____ DATA

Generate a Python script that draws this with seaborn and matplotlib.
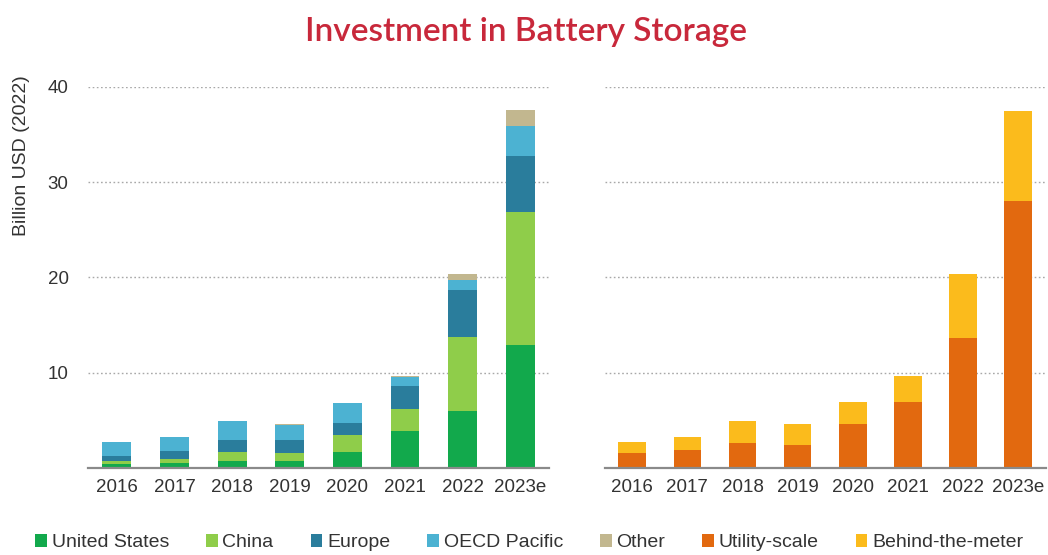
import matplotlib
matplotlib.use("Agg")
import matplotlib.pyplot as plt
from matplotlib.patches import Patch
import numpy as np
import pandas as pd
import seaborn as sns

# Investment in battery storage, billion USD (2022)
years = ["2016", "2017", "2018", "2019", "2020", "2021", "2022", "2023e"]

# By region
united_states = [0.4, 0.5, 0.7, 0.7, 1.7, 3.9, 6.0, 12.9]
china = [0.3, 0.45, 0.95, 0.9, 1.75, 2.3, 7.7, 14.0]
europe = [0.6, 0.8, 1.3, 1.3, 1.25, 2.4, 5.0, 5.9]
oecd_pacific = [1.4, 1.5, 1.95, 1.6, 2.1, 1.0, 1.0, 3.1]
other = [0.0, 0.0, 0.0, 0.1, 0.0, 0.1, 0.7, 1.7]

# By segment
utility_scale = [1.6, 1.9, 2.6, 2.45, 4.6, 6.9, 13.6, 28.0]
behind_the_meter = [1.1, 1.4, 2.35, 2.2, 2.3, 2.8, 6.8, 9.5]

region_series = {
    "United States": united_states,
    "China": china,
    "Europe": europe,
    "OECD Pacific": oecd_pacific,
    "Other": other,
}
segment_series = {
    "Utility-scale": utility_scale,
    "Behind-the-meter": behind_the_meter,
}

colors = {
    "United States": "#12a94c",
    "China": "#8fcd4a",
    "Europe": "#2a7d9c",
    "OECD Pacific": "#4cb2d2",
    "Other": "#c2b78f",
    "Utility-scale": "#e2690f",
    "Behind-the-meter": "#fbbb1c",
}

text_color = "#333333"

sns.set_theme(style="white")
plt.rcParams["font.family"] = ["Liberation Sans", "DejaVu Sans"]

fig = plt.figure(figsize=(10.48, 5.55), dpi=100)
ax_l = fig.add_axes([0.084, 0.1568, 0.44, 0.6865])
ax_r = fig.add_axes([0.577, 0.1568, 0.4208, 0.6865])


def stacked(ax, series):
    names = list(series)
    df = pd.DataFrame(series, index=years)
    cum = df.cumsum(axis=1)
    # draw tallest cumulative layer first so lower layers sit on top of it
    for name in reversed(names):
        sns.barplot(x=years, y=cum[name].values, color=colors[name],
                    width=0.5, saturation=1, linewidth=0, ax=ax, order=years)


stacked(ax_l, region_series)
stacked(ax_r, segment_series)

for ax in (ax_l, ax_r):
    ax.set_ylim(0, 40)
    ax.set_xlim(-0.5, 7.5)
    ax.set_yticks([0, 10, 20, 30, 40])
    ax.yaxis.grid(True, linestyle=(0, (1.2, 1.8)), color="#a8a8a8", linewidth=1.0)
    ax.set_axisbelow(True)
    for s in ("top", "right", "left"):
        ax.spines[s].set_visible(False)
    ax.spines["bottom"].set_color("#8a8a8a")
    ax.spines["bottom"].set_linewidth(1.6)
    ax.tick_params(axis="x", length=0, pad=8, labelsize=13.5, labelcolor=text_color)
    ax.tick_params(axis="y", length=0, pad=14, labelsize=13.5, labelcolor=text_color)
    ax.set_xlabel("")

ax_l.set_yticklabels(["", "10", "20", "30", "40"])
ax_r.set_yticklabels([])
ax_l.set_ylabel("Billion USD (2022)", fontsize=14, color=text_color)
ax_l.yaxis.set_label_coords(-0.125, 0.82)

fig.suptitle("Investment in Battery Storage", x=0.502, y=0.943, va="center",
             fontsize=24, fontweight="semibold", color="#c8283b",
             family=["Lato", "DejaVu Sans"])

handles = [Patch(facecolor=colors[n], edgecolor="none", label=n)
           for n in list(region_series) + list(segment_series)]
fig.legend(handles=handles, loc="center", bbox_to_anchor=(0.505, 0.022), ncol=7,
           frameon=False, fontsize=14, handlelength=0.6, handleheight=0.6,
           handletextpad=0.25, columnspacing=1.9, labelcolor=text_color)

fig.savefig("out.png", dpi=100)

________

- TO DO -
Transcribe the full listing above exactly, with the images removed.

- WRITTEN REPLY -
Generate a Python script that draws this with seaborn and matplotlib.
import matplotlib
matplotlib.use("Agg")
import matplotlib.pyplot as plt
from matplotlib.patches import Patch
import numpy as np
import pandas as pd
import seaborn as sns

# Investment in battery storage, billion USD (2022)
years = ["2016", "2017", "2018", "2019", "2020", "2021", "2022", "2023e"]

# By region
united_states = [0.4, 0.5, 0.7, 0.7, 1.7, 3.9, 6.0, 12.9]
china = [0.3, 0.45, 0.95, 0.9, 1.75, 2.3, 7.7, 14.0]
europe = [0.6, 0.8, 1.3, 1.3, 1.25, 2.4, 5.0, 5.9]
oecd_pacific = [1.4, 1.5, 1.95, 1.6, 2.1, 1.0, 1.0, 3.1]
other = [0.0, 0.0, 0.0, 0.1, 0.0, 0.1, 0.7, 1.7]

# By segment
utility_scale = [1.6, 1.9, 2.6, 2.45, 4.6, 6.9, 13.6, 28.0]
behind_the_meter = [1.1, 1.4, 2.35, 2.2, 2.3, 2.8, 6.8, 9.5]

region_series = {
    "United States": united_states,
    "China": china,
    "Europe": europe,
    "OECD Pacific": oecd_pacific,
    "Other": other,
}
segment_series = {
    "Utility-scale": utility_scale,
    "Behind-the-meter": behind_the_meter,
}

colors = {
    "United States": "#12a94c",
    "China": "#8fcd4a",
    "Europe": "#2a7d9c",
    "OECD Pacific": "#4cb2d2",
    "Other": "#c2b78f",
    "Utility-scale": "#e2690f",
    "Behind-the-meter": "#fbbb1c",
}

text_color = "#333333"

sns.set_theme(style="white")
plt.rcParams["font.family"] = ["Liberation Sans", "DejaVu Sans"]

fig = plt.figure(figsize=(10.48, 5.55), dpi=100)
ax_l = fig.add_axes([0.084, 0.1568, 0.44, 0.6865])
ax_r = fig.add_axes([0.577, 0.1568, 0.4208, 0.6865])


def stacked(ax, series):
    names = list(series)
    df = pd.DataFrame(series, index=years)
    cum = df.cumsum(axis=1)
    # draw tallest cumulative layer first so lower layers sit on top of it
    for name in reversed(names):
        sns.barplot(x=years, y=cum[name].values, color=colors[name],
                    width=0.5, saturation=1, linewidth=0, ax=ax, order=years)


stacked(ax_l, region_series)
stacked(ax_r, segment_series)

for ax in (ax_l, ax_r):
    ax.set_ylim(0, 40)
    ax.set_xlim(-0.5, 7.5)
    ax.set_yticks([0, 10, 20, 30, 40])
    ax.yaxis.grid(True, linestyle=(0, (1.2, 1.8)), color="#a8a8a8", linewidth=1.0)
    ax.set_axisbelow(True)
    for s in ("top", "right", "left"):
        ax.spines[s].set_visible(False)
    ax.spines["bottom"].set_color("#8a8a8a")
    ax.spines["bottom"].set_linewidth(1.6)
    ax.tick_params(axis="x", length=0, pad=8, labelsize=13.5, labelcolor=text_color)
    ax.tick_params(axis="y", length=0, pad=14, labelsize=13.5, labelcolor=text_color)
    ax.set_xlabel("")

ax_l.set_yticklabels(["", "10", "20", "30", "40"])
ax_r.set_yticklabels([])
ax_l.set_ylabel("Billion USD (2022)", fontsize=14, color=text_color)
ax_l.yaxis.set_label_coords(-0.125, 0.82)

fig.suptitle("Investment in Battery Storage", x=0.502, y=0.943, va="center",
             fontsize=24, fontweight="semibold", color="#c8283b",
             family=["Lato", "DejaVu Sans"])

handles = [Patch(facecolor=colors[n], edgecolor="none", label=n)
           for n in list(region_series) + list(segment_series)]
fig.legend(handles=handles, loc="center", bbox_to_anchor=(0.505, 0.022), ncol=7,
           frameon=False, fontsize=14, handlelength=0.6, handleheight=0.6,
           handletextpad=0.25, columnspacing=1.9, labelcolor=text_color)

fig.savefig("out.png", dpi=100)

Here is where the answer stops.